» **Aim of the exercise**: Please write out the lines of the data exactly, beginning with the first and ending with the line containing "import * as d3 from 'd3';"; leave the pictures behind.

» **Recorded data**:

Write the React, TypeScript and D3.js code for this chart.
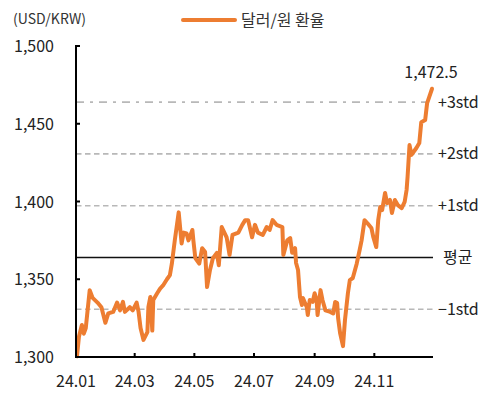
import { useMemo } from 'react';
import * as d3 from 'd3';

// 달러/원 환율, 2024
const DATES = [
  '2024-01-02', '2024-01-04', '2024-01-07', '2024-01-09', '2024-01-11', '2024-01-15', '2024-01-18',
  '2024-01-23', '2024-01-27', '2024-01-29', '2024-01-31', '2024-02-03', '2024-02-08', '2024-02-12',
  '2024-02-15', '2024-02-18', '2024-02-20', '2024-02-25', '2024-02-28', '2024-03-03', '2024-03-05',
  '2024-03-07', '2024-03-10', '2024-03-14', '2024-03-15', '2024-03-17', '2024-03-19', '2024-03-20',
  '2024-03-24', '2024-03-27', '2024-03-30', '2024-04-03', '2024-04-06', '2024-04-08', '2024-04-11',
  '2024-04-15', '2024-04-18', '2024-04-20', '2024-04-23', '2024-04-25', '2024-04-29', '2024-04-30',
  '2024-05-02', '2024-05-06', '2024-05-09', '2024-05-12', '2024-05-14', '2024-05-17', '2024-05-20',
  '2024-05-24', '2024-05-26', '2024-05-29', '2024-06-03', '2024-06-06', '2024-06-09', '2024-06-15',
  '2024-06-19', '2024-06-22', '2024-06-25', '2024-06-29', '2024-07-02', '2024-07-05', '2024-07-10',
  '2024-07-14', '2024-07-17', '2024-07-20', '2024-07-24', '2024-07-30', '2024-07-31', '2024-08-04',
  '2024-08-07', '2024-08-09', '2024-08-12', '2024-08-13', '2024-08-15', '2024-08-17', '2024-08-19',
  '2024-08-20', '2024-08-24', '2024-08-25', '2024-08-27', '2024-08-30', '2024-09-01', '2024-09-03',
  '2024-09-04', '2024-09-07', '2024-09-09', '2024-09-12', '2024-09-17', '2024-09-20', '2024-09-22',
  '2024-09-24', '2024-09-25', '2024-09-27', '2024-09-30', '2024-10-02', '2024-10-05', '2024-10-07',
  '2024-10-10', '2024-10-14', '2024-10-17', '2024-10-19', '2024-10-22', '2024-10-25', '2024-10-29',
  '2024-10-31', '2024-11-03', '2024-11-05', '2024-11-07', '2024-11-09', '2024-11-12', '2024-11-14',
  '2024-11-17', '2024-11-19', '2024-11-22', '2024-11-25', '2024-11-29', '2024-12-02', '2024-12-04',
  '2024-12-05', '2024-12-07', '2024-12-09', '2024-12-14', '2024-12-17', '2024-12-19', '2024-12-23',
  '2024-12-25', '2024-12-27', '2024-12-30',
];

const RATES = [
  1300.4, 1313, 1320.6, 1315, 1318.6, 1343, 1338,
  1335, 1332, 1327, 1322, 1328, 1329, 1335,
  1330, 1335.5, 1329, 1332, 1330, 1335, 1329,
  1318.6, 1311, 1316, 1332, 1338.6, 1317, 1336.7,
  1341, 1344, 1346, 1350, 1352.7, 1360, 1375,
  1393, 1373, 1380, 1379.5, 1375, 1381.7, 1375,
  1363.6, 1360, 1370, 1367.5, 1345, 1356, 1363.6,
  1367, 1359, 1383.6, 1377, 1365.6, 1378.5, 1380,
  1385, 1388, 1388, 1377, 1385, 1380, 1378.5,
  1383.6, 1381.7, 1388, 1385, 1383.6, 1365.6, 1375,
  1376.5, 1367, 1370, 1360.5, 1356, 1338.6, 1333.4,
  1338, 1332, 1327, 1336.7, 1335.4, 1341, 1336.7,
  1327, 1343, 1336.7, 1330, 1329, 1328, 1335.4,
  1334.7, 1325, 1315.4, 1307, 1323.8, 1341, 1349.5,
  1350.8, 1360, 1368.8, 1375, 1388, 1386, 1383,
  1377, 1370.7, 1388, 1396.5, 1394.5, 1405.5, 1399,
  1401, 1392.6, 1401, 1397.7, 1395.8, 1399.7, 1407.4,
  1415.8, 1436.3, 1430, 1434.4, 1437.6, 1451, 1452.4,
  1463.3, 1467, 1472.5,
];

// 평균 and standard-deviation bands
const MEAN = 1364;
const STD = 33.3;
const BANDS = [
  { k: 3, label: '+3std', dash: '8,6,3,6' },
  { k: 2, label: '+2std', dash: '5.5,3.5' },
  { k: 1, label: '+1std', dash: '5.5,3.5' },
  { k: 0, label: '평균', dash: '' },
  { k: -1, label: '−1std', dash: '5.5,3.5' },
];

const Y_TICKS = [1300, 1350, 1400, 1450, 1500];
const X_TICKS = ['2024-01-01', '2024-03-01', '2024-05-01', '2024-07-01', '2024-09-01', '2024-11-01'];

const FONT = '"Noto Sans CJK KR", "Noto Sans", sans-serif';
const ORANGE = '#ED7D31';
const TXT = '#222';
const FS = 16;

export default function App() {
  const W = 495;
  const H = 396;
  const left = 76;
  const right = 433;
  const top = 46;
  const bottom = 357;

  const parse = d3.timeParse('%Y-%m-%d');
  const x = d3.scaleTime()
    .domain([parse('2024-01-01')!, parse('2024-12-31')!])
    .range([left, right]);
  const y = d3.scaleLinear().domain([1300, 1500]).range([bottom, top]);

  const data = useMemo(() => DATES.map((d, i) => ({ date: parse(d)!, v: RATES[i] })), []);
  const path = d3.line<{ date: Date; v: number }>()
    .x(d => x(d.date))
    .y(d => y(d.v))(data) || '';

  const last = data[data.length - 1];
  const fmtX = d3.timeFormat('%y.%m');

  return (
    <svg width={W} height={H} style={{ position: 'absolute', left: 0, top: 0, fontFamily: FONT }}>
      <rect width={W} height={H} fill="#fff" />

      {/* unit + legend */}
      <text x={13} y={24} fontSize={14} fill="#333">(USD/KRW)</text>
      <line x1={183} x2={235} y1={20} y2={20} stroke={ORANGE} strokeWidth={4} strokeLinecap="round" />
      <text x={241} y={25.5} fontSize={16} fill="#333">달러/원 환율</text>

      {/* bands */}
      {BANDS.map(b => {
        const yy = y(MEAN + b.k * STD);
        return (
          <g key={b.label}>
            <line x1={left} x2={right} y1={yy} y2={yy}
              stroke={b.k === 0 ? '#111' : '#b8b8b8'}
              strokeWidth={1.6}
              strokeDasharray={b.dash || undefined} />
            <text x={b.k === 0 ? 443 : 438} y={yy + 5.5} fontSize={FS} fill={TXT}>{b.label}</text>
          </g>
        );
      })}

      {/* series */}
      <path d={path} fill="none" stroke={ORANGE} strokeWidth={4} strokeLinejoin="round" strokeLinecap="round" />
      <text x={x(last.date) - 1} y={78} fontSize={FS} fill={TXT} textAnchor="middle">
        {d3.format(',.1f')(last.v)}
      </text>

      {/* axes */}
      <line x1={left} x2={left} y1={top - 1} y2={bottom + 1} stroke="#000" strokeWidth={2} />
      <line x1={left - 1} x2={right} y1={bottom} y2={bottom} stroke="#000" strokeWidth={2} />
      {Y_TICKS.map(t => (
        <g key={t}>
          {t !== 1300 && <line x1={left} x2={left + 4} y1={y(t)} y2={y(t)} stroke="#000" strokeWidth={2} />}
          <text x={54} y={y(t) + 6} fontSize={FS} fill={TXT} textAnchor="end">{d3.format(',')(t)}</text>
        </g>
      ))}
      {X_TICKS.map(t => {
        const xx = x(parse(t)!);
        return (
          <g key={t}>
            {t !== X_TICKS[0] && <line x1={xx} x2={xx} y1={bottom} y2={bottom - 4} stroke="#000" strokeWidth={2} />}
            <text x={xx} y={387} fontSize={FS} fill={TXT} textAnchor="middle">{fmtX(parse(t)!)}</text>
          </g>
        );
      })}
    </svg>
  );
}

» **The reply**:
Write the React, TypeScript and D3.js code for this chart.
import { useMemo } from 'react';
import * as d3 from 'd3';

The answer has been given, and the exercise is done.